JOB: Quote word for word the lines below, beginning with the first and ending with the one that has "const yTickLabels = ['0.0', '0.2', '0.4', '0.6', '0.8', '1.0'];". Drop the pictures.

GIVEN INFORMATION:
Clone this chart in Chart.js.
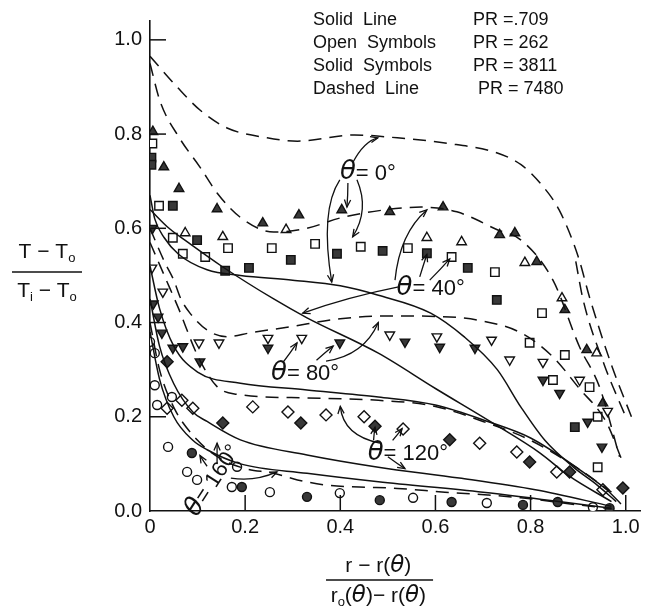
<!DOCTYPE html>
<html>
<head>
<meta charset="utf-8">
<script src="https://cdn.jsdelivr.net/npm/chart.js@4.4.0/dist/chart.umd.min.js"></script>
<style>
html, body { margin: 0; padding: 0; background: #fff; }
</style>
</head>
<body>
<canvas id="tempChart" width="656" height="609"></canvas>
<script>
// x = (r - r(θ)) / (ro(θ) - r(θ)),  y = (T - To) / (Ti - To)
const xTicks = [0, 0.2, 0.4, 0.6, 0.8, 1.0];
const xTickLabels = ['0', '0.2', '0.4', '0.6', '0.8', '1.0'];
const yTicks = [0, 0.2, 0.4, 0.6, 0.8, 1.0];
const yTickLabels = ['0.0', '0.2', '0.4', '0.6', '0.8', '1.0'];

// solid lines, PR = .709
const solidA = [[0,0.67],[0.01,0.62],[0.03,0.58],[0.06,0.545],[0.12,0.512],[0.19,0.5],[0.3,0.49],[0.4,0.478],[0.48,0.458],[0.59,0.42],[0.66,0.37],[0.73,0.3],[0.78,0.22],[0.83,0.15],[0.89,0.093],[0.94,0.055],[0.98,0.02]];
const solidB = [[0,0.64],[0.04,0.6],[0.08,0.57],[0.15,0.52],[0.26,0.45],[0.33,0.41],[0.48,0.335],[0.6,0.26],[0.72,0.187],[0.82,0.123],[0.88,0.075],[0.97,0.02]];
const solidC = [[0,0.52],[0.02,0.43],[0.05,0.35],[0.1,0.295],[0.19,0.271],[0.33,0.257],[0.48,0.242],[0.6,0.225],[0.71,0.19],[0.8,0.155],[0.9,0.09],[0.96,0.045],[0.99,0.015]];
const solidD = [[0,0.45],[0.02,0.35],[0.05,0.27],[0.09,0.21],[0.12,0.19],[0.19,0.151],[0.33,0.119],[0.48,0.093],[0.65,0.07],[0.81,0.045],[0.97,0.01]];
const solidE = [[0,0.38],[0.02,0.28],[0.05,0.2],[0.09,0.15],[0.12,0.13],[0.19,0.1],[0.33,0.08],[0.48,0.062],[0.7,0.04],[0.97,0.006]];

// dashed lines, PR = 7480
const dashA = [[0,0.965],[0.057,0.9],[0.105,0.851],[0.162,0.813],[0.246,0.792],[0.31,0.785],[0.43,0.798],[0.52,0.792],[0.62,0.781],[0.73,0.76],[0.78,0.735],[0.82,0.696],[0.86,0.639],[0.9,0.54],[0.925,0.45],[0.97,0.31],[1.012,0.2]];
const dashA2 = [[0.895,0.53],[0.91,0.45],[0.955,0.31],[1.0,0.2]];
const dashB = [[0,0.95],[0.021,0.87],[0.063,0.79],[0.105,0.73],[0.141,0.675],[0.189,0.624],[0.26,0.592],[0.33,0.6],[0.4,0.622],[0.5,0.64],[0.57,0.645],[0.645,0.635],[0.73,0.597],[0.78,0.575],[0.847,0.49],[0.903,0.348],[0.945,0.263],[0.987,0.115]];
const dashC = [[0,0.6],[0.03,0.53],[0.05,0.49],[0.065,0.45],[0.084,0.42],[0.12,0.384],[0.162,0.37],[0.21,0.378],[0.294,0.391],[0.4,0.408],[0.5,0.414],[0.6,0.413],[0.69,0.405],[0.78,0.378],[0.847,0.327],[0.9,0.263],[0.96,0.187],[0.99,0.113]];
const dashD = [[0,0.57],[0.03,0.5],[0.06,0.43],[0.1,0.33],[0.14,0.265],[0.18,0.248],[0.33,0.24],[0.48,0.235],[0.6,0.222],[0.7,0.19],[0.8,0.15],[0.9,0.09],[0.97,0.04]];
const dashE = [[0,0.4],[0.02,0.3],[0.05,0.22],[0.1,0.15],[0.15,0.11],[0.2,0.09],[0.26,0.08],[0.31,0.066],[0.37,0.055],[0.44,0.051],[0.52,0.048],[0.62,0.04],[0.71,0.034],[0.78,0.028],[0.9,0.013],[0.97,0.005]];

// open symbols PR = 262, solid symbols PR = 3811
const openTri = [[0.074,0.59],[0.153,0.582],[0.286,0.597],[0.582,0.58],[0.655,0.571],[0.788,0.527],[0.866,0.452],[0.939,0.335]];
const solidTri = [[0.006,0.805],[0.029,0.73],[0.061,0.684],[0.141,0.641],[0.237,0.611],[0.313,0.628],[0.403,0.639],[0.504,0.635],[0.616,0.645],[0.735,0.586],[0.767,0.59],[0.813,0.529],[0.872,0.427],[0.918,0.342],[0.952,0.229]];
const openSq = [[0.005,0.78],[0.019,0.648],[0.048,0.58],[0.069,0.546],[0.116,0.539],[0.164,0.558],[0.256,0.558],[0.347,0.567],[0.443,0.561],[0.542,0.558],[0.634,0.539],[0.725,0.507],[0.824,0.42],[0.798,0.357],[0.872,0.331],[0.847,0.278],[0.924,0.263],[0.941,0.2],[0.941,0.093]];
const solidSq = [[0.003,0.75],[0.003,0.735],[0.048,0.648],[0.099,0.575],[0.158,0.51],[0.208,0.516],[0.296,0.533],[0.393,0.546],[0.489,0.552],[0.582,0.547],[0.668,0.516],[0.729,0.448],[0.893,0.178]];
const openDownTri = [[0.004,0.516],[0.027,0.465],[0.103,0.357],[0.145,0.357],[0.248,0.367],[0.319,0.367],[0.504,0.374],[0.603,0.37],[0.718,0.363],[0.756,0.321],[0.826,0.316],[0.903,0.278],[0.962,0.212]];
const solidDownTri = [[0.005,0.6],[0.007,0.44],[0.017,0.412],[0.025,0.378],[0.048,0.346],[0.069,0.349],[0.105,0.317],[0.248,0.346],[0.399,0.357],[0.536,0.359],[0.609,0.348],[0.683,0.346],[0.826,0.278],[0.861,0.25],[0.92,0.189],[0.95,0.136]];
const openDiam = [[0.036,0.218],[0.067,0.235],[0.09,0.218],[0.216,0.221],[0.29,0.21],[0.37,0.204],[0.45,0.2],[0.532,0.174],[0.693,0.144],[0.771,0.125],[0.855,0.083],[0.952,0.045]];
const solidDiam = [[0.036,0.317],[0.153,0.187],[0.317,0.187],[0.473,0.18],[0.63,0.151],[0.798,0.104],[0.882,0.083],[0.994,0.049]];
const openCirc = [[0,0.359],[0.01,0.335],[0.01,0.267],[0.015,0.225],[0.046,0.242],[0.038,0.136],[0.078,0.083],[0.099,0.066],[0.183,0.094],[0.172,0.051],[0.252,0.04],[0.399,0.038],[0.553,0.028],[0.708,0.017],[0.931,0.008]];
const solidCirc = [[0.088,0.123],[0.193,0.051],[0.33,0.03],[0.483,0.023],[0.634,0.019],[0.784,0.013],[0.857,0.019],[0.966,0.006]];

// θ labels and arrows (data units): [x, y, text, rotation]
const thetaLabels = [[0.458,0.718,'0°',0],[0.59,0.473,'40°',0],[0.326,0.293,'80°',0],[0.542,0.123,'120°',0],[0.132,0.065,'160°',-1.0]];
// [x0, y0, cx, cy, x1, y1]
const arrows = [
  [0.426,0.739,0.45,0.785,0.479,0.792],
  [0.416,0.696,0.416,0.67,0.414,0.645],
  [0.399,0.703,0.357,0.639,0.382,0.486],
  [0.435,0.703,0.462,0.639,0.426,0.582],
  [0.515,0.49,0.525,0.59,0.582,0.639],
  [0.567,0.497,0.574,0.52,0.582,0.545],
  [0.588,0.49,0.61,0.512,0.63,0.535],
  [0.525,0.476,0.42,0.455,0.321,0.42],
  [0.28,0.316,0.295,0.336,0.309,0.357],
  [0.35,0.32,0.367,0.335,0.385,0.35],
  [0.37,0.318,0.45,0.33,0.48,0.4],
  [0.483,0.144,0.406,0.16,0.4,0.222],
  [0.47,0.15,0.471,0.165,0.473,0.178],
  [0.51,0.15,0.52,0.162,0.53,0.175],
  [0.5,0.115,0.52,0.1,0.536,0.09],
  [0.141,0.1,0.141,0.122,0.141,0.144],
  [0.12,0.095,0.112,0.106,0.105,0.118],
  [0.17,0.07,0.22,0.062,0.267,0.083]
];

const pts = a => a.map(p => ({x: p[0], y: p[1]}));

function lineSet(data, dashed) {
  return {
    data: pts(data), showLine: true, pointRadius: 0, borderColor: '#111',
    borderWidth: 1.5, borderDash: dashed ? [13, 8] : [], fill: false,
    cubicInterpolationMode: 'monotone'
  };
}
function markSet(data, style, solid, rot, r) {
  return {
    data: pts(data), showLine: false, pointStyle: style, rotation: rot || 0,
    pointRadius: r, pointBorderWidth: 1.4, pointBorderColor: '#111',
    pointBackgroundColor: solid ? '#383838' : '#fff'
  };
}

const drawExtras = {
  id: 'drawExtras',
  afterDraw(chart) {
    const c = chart.ctx, xs = chart.scales.x, ys = chart.scales.y;
    const X = v => xs.getPixelForValue(v), Y = v => ys.getPixelForValue(v);
    c.save();
    c.strokeStyle = '#111'; c.fillStyle = '#111'; c.lineWidth = 1.5;
    // inward ticks
    xTicks.slice(1).forEach(v => { c.beginPath(); c.moveTo(X(v), Y(0)); c.lineTo(X(v), Y(0) - 16); c.stroke(); });
    yTicks.slice(1).forEach(v => { c.beginPath(); c.moveTo(X(0), Y(v)); c.lineTo(X(0) + 16, Y(v)); c.stroke(); });

    // arrows
    c.lineWidth = 1.3;
    arrows.forEach(a => {
      const x0 = X(a[0]), y0 = Y(a[1]), cx = X(a[2]), cy = Y(a[3]), x1 = X(a[4]), y1 = Y(a[5]);
      c.beginPath(); c.moveTo(x0, y0); c.quadraticCurveTo(cx, cy, x1, y1); c.stroke();
      const ang = Math.atan2(y1 - cy, x1 - cx);
      c.beginPath();
      c.moveTo(x1 - 8 * Math.cos(ang - 0.4), y1 - 8 * Math.sin(ang - 0.4));
      c.lineTo(x1, y1);
      c.lineTo(x1 - 8 * Math.cos(ang + 0.4), y1 - 8 * Math.sin(ang + 0.4));
      c.stroke();
    });

    // θ labels
    c.textBaseline = 'middle';
    thetaLabels.forEach(t => {
      c.save();
      c.translate(X(t[0]), Y(t[1]));
      c.rotate(t[3]);
      c.font = '22px "Liberation Sans"';
      const rest = '= ' + t[2];
      const w2 = c.measureText(rest).width;
      c.font = 'italic 26px "DejaVu Sans"';
      const w1 = c.measureText('θ').width;
      const x0 = -(w1 + w2) / 2;
      c.textAlign = 'left';
      c.fillText('θ', x0, 0);
      c.font = '22px "Liberation Sans"';
      c.fillText(rest, x0 + w1, 1);
      c.restore();
    });

    // legend text
    c.font = '18px "Liberation Sans"';
    c.textAlign = 'left';
    const leg = [['Solid  Line', 'PR =.709'], ['Open  Symbols', 'PR = 262'], ['Solid  Symbols', 'PR = 3811'], ['Dashed  Line', ' PR = 7480']];
    leg.forEach((l, i) => { c.fillText(l[0], 313, 20 + i * 23); c.fillText(l[1], 473, 20 + i * 23); });

    // axis titles (fractions)
    function seq(parts, cx, cy) {
      let w = 0;
      parts.forEach(p => { c.font = p[1]; w += c.measureText(p[0]).width; });
      let x = cx - w / 2;
      parts.forEach(p => { c.font = p[1]; c.fillText(p[0], x, cy + (p[2] || 0)); x += c.measureText(p[0]).width; });
    }
    const F = '21px "Liberation Sans"', S = '13px "Liberation Sans"', T = 'italic 23px "DejaVu Sans"';
    seq([['T − T', F], ['o', S, 6]], 47, 252);
    c.lineWidth = 1.5;
    c.beginPath(); c.moveTo(12, 272); c.lineTo(82, 272); c.stroke();
    seq([['T', F], ['i', S, 6], [' − T', F], ['o', S, 6]], 47, 291);
    seq([['r − r(', F], ['θ', T], [')', F]], X(0.48), 566);
    c.beginPath(); c.moveTo(X(0.37), 580); c.lineTo(X(0.595), 580); c.stroke();
    seq([['r', F], ['o', S, 6], ['(', F], ['θ', T], [')− r(', F], ['θ', T], [')', F]], X(0.48), 596);
    c.restore();
  }
};

const ctx = document.getElementById('tempChart').getContext('2d');
const tempChart = new Chart(ctx, {
  type: 'scatter',
  data: {
    datasets: [
      lineSet(solidA, false), lineSet(solidB, false), lineSet(solidC, false), lineSet(solidD, false), lineSet(solidE, false),
      lineSet(dashA, true), lineSet(dashA2, true), lineSet(dashB, true), lineSet(dashC, true), lineSet(dashD, true), lineSet(dashE, true),
      markSet(openTri, 'triangle', false, 0, 5.5), markSet(solidTri, 'triangle', true, 0, 5.5),
      markSet(openSq, 'rect', false, 0, 6), markSet(solidSq, 'rect', true, 0, 6),
      markSet(openDownTri, 'triangle', false, 180, 5.5), markSet(solidDownTri, 'triangle', true, 180, 5.5),
      markSet(openDiam, 'rectRot', false, 0, 6), markSet(solidDiam, 'rectRot', true, 0, 6),
      markSet(openCirc, 'circle', false, 0, 4.5), markSet(solidCirc, 'circle', true, 0, 4.5)
    ]
  },
  options: {
    responsive: false,
    animation: false,
    devicePixelRatio: 1,
    layout: { padding: { top: 21, right: 16, left: 0, bottom: 0 } },
    plugins: { legend: { display: false }, tooltip: { enabled: false } },
    scales: {
      x: {
        type: 'linear', min: 0, max: 1.03,
        afterBuildTicks: s => { s.ticks = xTicks.map(v => ({ value: v })); },
        afterFit: s => { s.height = 98; },
        ticks: { callback: (v, i) => xTickLabels[i], font: { family: 'Liberation Sans', size: 20 }, color: '#111', padding: 4, maxRotation: 0 },
        grid: { display: false, drawTicks: false },
        border: { display: true, color: '#111', width: 1.6 }
      },
      y: {
        type: 'linear', min: 0, max: 1.04,
        afterBuildTicks: s => { s.ticks = yTicks.map(v => ({ value: v })); },
        afterFit: s => { s.width = 150; },
        ticks: { callback: (v, i) => yTickLabels[i], font: { family: 'Liberation Sans', size: 20 }, color: '#111', padding: 8 },
        grid: { display: false, drawTicks: false },
        border: { display: true, color: '#111', width: 1.6 }
      }
    }
  },
  plugins: [drawExtras]
});
</script>
</body>
</html>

THE RESPONSE:
Clone this chart in Chart.js.
<!DOCTYPE html>
<html>
<head>
<meta charset="utf-8">
<script src="https://cdn.jsdelivr.net/npm/chart.js@4.4.0/dist/chart.umd.min.js"></script>
<style>
html, body { margin: 0; padding: 0; background: #fff; }
</style>
</head>
<body>
<canvas id="tempChart" width="656" height="609"></canvas>
<script>
// x = (r - r(θ)) / (ro(θ) - r(θ)),  y = (T - To) / (Ti - To)
const xTicks = [0, 0.2, 0.4, 0.6, 0.8, 1.0];
const xTickLabels = ['0', '0.2', '0.4', '0.6', '0.8', '1.0'];
const yTicks = [0, 0.2, 0.4, 0.6, 0.8, 1.0];
const yTickLabels = ['0.0', '0.2', '0.4', '0.6', '0.8', '1.0'];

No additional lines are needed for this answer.